Anatomy of a Boyfriend by Daria Snadowsky

Release date: January 9, 2007
Author info: Website | Twitter
Publisher: Ember
Format: Paperback
Source: Via author for review
Pages: 272
Buy the book: Barnes & Noble | Amazon | The Book Depository
Before this all happened, the closest I'd ever come to getting physical with a guy was playing the board game Operation. Okay, so maybe that sounds pathetic, but it's not like there were any guys at my high school who I cared to share more than three words with, let alone my body.

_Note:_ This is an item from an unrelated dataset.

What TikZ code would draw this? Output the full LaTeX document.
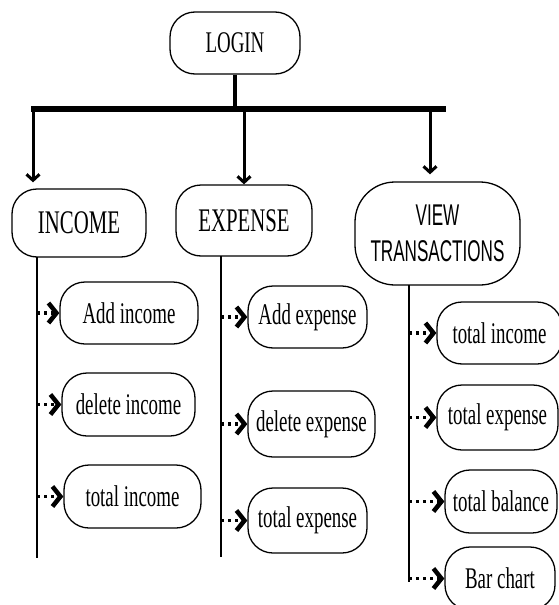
\documentclass[tikz,border=0pt]{standalone}
\usepackage{fontspec}
\setmainfont{Liberation Serif}[FakeStretch=0.63]
\newfontfamily\viewfont{Liberation Sans}[FakeStretch=0.57]
\usetikzlibrary{arrows.meta,positioning,calc}
\tikzset{
  >={Straight Barb[length=6pt,width=13pt]},
  modul/.style={
    rectangle,
    rounded corners=25pt,
    draw=black, line width=1.3pt,
    text centered,
    inner sep=0pt,
    font=\fontsize{30}{34}\selectfont},
  hauptmodul/.style={modul, font=\fontsize{33}{36}\selectfont},
  viewmodul/.style={modul, rounded corners=40pt, align=center,
    font=\viewfont\fontsize{30}{36}\selectfont},
  line/.style={draw, line width=2.5pt},
  balken/.style={draw, line width=6pt},
  pfeil/.style={draw, line width=3pt, ->},
  subpfeil/.style={draw, line width=3.5pt, dash pattern=on 3pt off 4pt,
    -{Straight Barb[length=8pt,width=20pt,line width=4.5pt]}},
}

\begin{document}
\begin{tikzpicture}[x=1pt,y=-1pt]
  \useasboundingbox (0,0) rectangle (559,605);

  \node[modul, minimum width=130pt, minimum height=62pt] (login) at (235,43) {LOGIN};

  \node[hauptmodul, minimum width=134pt, minimum height=68pt] (income) at (79,223) {INCOME};
  \node[hauptmodul, minimum width=136pt, minimum height=71pt] (expense) at (244,220.5) {EXPENSE};
  \node[viewmodul, minimum width=165pt, minimum height=103pt] (view) at (437.5,233.5) {VIEW\\TRANSACTIONS};

  \node[modul, minimum width=138pt, minimum height=62pt] (addinc) at (129,313) {Add income};
  \node[modul, minimum width=133pt, minimum height=63pt] (delinc) at (128.5,404.5) {delete income};
  \node[modul, minimum width=137pt, minimum height=63pt] (totinc) at (132.5,496.5) {total income};

  \node[modul, minimum width=119pt, minimum height=62pt] (addexp) at (307.5,317) {Add expense};
  \node[modul, minimum width=127pt, minimum height=66pt] (delexp) at (311.5,424) {delete expense};
  \node[modul, minimum width=119pt, minimum height=65pt] (totexp) at (307.5,520.5) {total expense};

  \node[modul, minimum width=125pt, minimum height=62pt] (vinc) at (499.5,333) {total income};
  \node[modul, minimum width=121pt, minimum height=65pt] (vexp) at (497.5,417.5) {total expense};
  \node[modul, minimum width=112pt, minimum height=63pt] (vbal) at (501,501.5) {total balance};
  \node[modul, minimum width=110pt, minimum height=63pt] (vbar) at (500,578.5) {Bar chart};

  \coordinate (barl) at (31,109);
  \coordinate (barr) at (446,109);
  \coordinate (b1) at (33,109);
  \coordinate (b3) at (430,109);
  \draw[balken] (barl) -- (barr);
  \draw[line, line width=4pt] (login.south) -- (login.south |- barl);

  \draw[pfeil, shorten >=6pt] (b1) -- (b1 |- income.north);
  \draw[pfeil] (expense.north |- barl) -- (expense.north);
  \draw[pfeil, shorten >=7pt] (b3) -- (b3 |- view.north);

  \coordinate (inctop) at (37,257);
  \coordinate (incbot) at (37,558);
  \coordinate (exptop) at (221,256);
  \coordinate (expbot) at (221,557);
  \coordinate (viewtop) at (409,285);
  \coordinate (viewbot) at (409,582);
  \draw[line] (inctop) -- (incbot);
  \draw[line] (exptop) -- (expbot);
  \draw[line] (viewtop) -- (viewbot);

  \draw[subpfeil] (inctop |- addinc.west) -- (addinc.west);
  \draw[subpfeil] (inctop |- delinc.west) -- (delinc.west);
  \draw[subpfeil] (inctop |- totinc.west) -- (totinc.west);
  \draw[subpfeil] (exptop |- addexp.west) -- (addexp.west);
  \draw[subpfeil] (exptop |- delexp.west) -- (delexp.west);
  \draw[subpfeil] (exptop |- totexp.west) -- (totexp.west);
  \draw[subpfeil] (viewtop |- vinc.west) -- (vinc.west);
  \draw[subpfeil] (viewtop |- vexp.west) -- (vexp.west);
  \draw[subpfeil] (viewtop |- vbal.west) -- (vbal.west);
  \draw[subpfeil] (viewtop |- vbar.west) -- (vbar.west);
\end{tikzpicture}
\end{document}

Then I met Wes, a track star senior from across town. Maybe it was his soulful blue eyes, or maybe my hormones just started raging. Either way, I was hooked. And after a while, he was too. I couldn't believe how intense my feelings became, or the fact that I was seeing—and touching—parts of the body I'd only read about in my Gray's Anatomy textbook. You could say Wes and I experienced a lot of firsts together that spring. It was scary. It was fun. It was love.

And then came the fall.
Anatomy of a Boyfriend was an interesting read for me. I liked reading about Dom and deeply enjoyed her awkward times and the realness of her relationship with Wes, weird moments and all. It gave me a lot to think about, and in the time since I finished the book, I've decided I liked it more than I originally thought.

What sets this book apart is how unflinchingly honest its depiction of a first relationship is. There's no glitz and glamour to Dom and Wes' relationship. Each milestone in their time together is awkward and never works just right. You understand why Dom is so hung up on Wes; he's her first everything, but you know--as does she--that he's not the right person for her. I loved reading about a first love who is just a first love, not a forever love, because I think that's what most first love is. Most people do not marry and live happily ever after with the first boy that really looks their way, and I think YA emphasizes that idea way too much. It does happen sometimes, but it is not the norm. I liked seeing that here.

I do think some people will be shocked by the sex here, and if you're offended by graphic (not graphic in a romance novel kind of way, but kind of like an anatomy class with some slang terms for body parts thrown in) sex, then this is not the book for you. But teenagers do have sex. No matter how much education they have or what religion they are, there are going to be teenagers having sex. I don't want to offend people, but it's the truth and we can only try to prevent it and, if that fails, protect them. Anyways, the way the physical aspect of Dom and Wes' relationship is described is very clinical; I believe that's partially because Dom is interested in medicine and partially because she doesn't necessarily have the experience or the passion and impulsiveness to describe it in any other way.

While I don't believe this is a book that I will find myself returning to over and over again, I found it to be an entertaining and enlightening read. It helped me remember a few of my own ideas about relationships and how they should be, which I think, in many ways, is exactly the point. I liked Dom a lot and I think I will like the sequel, Anatomy of a Single Girl, even more than this one.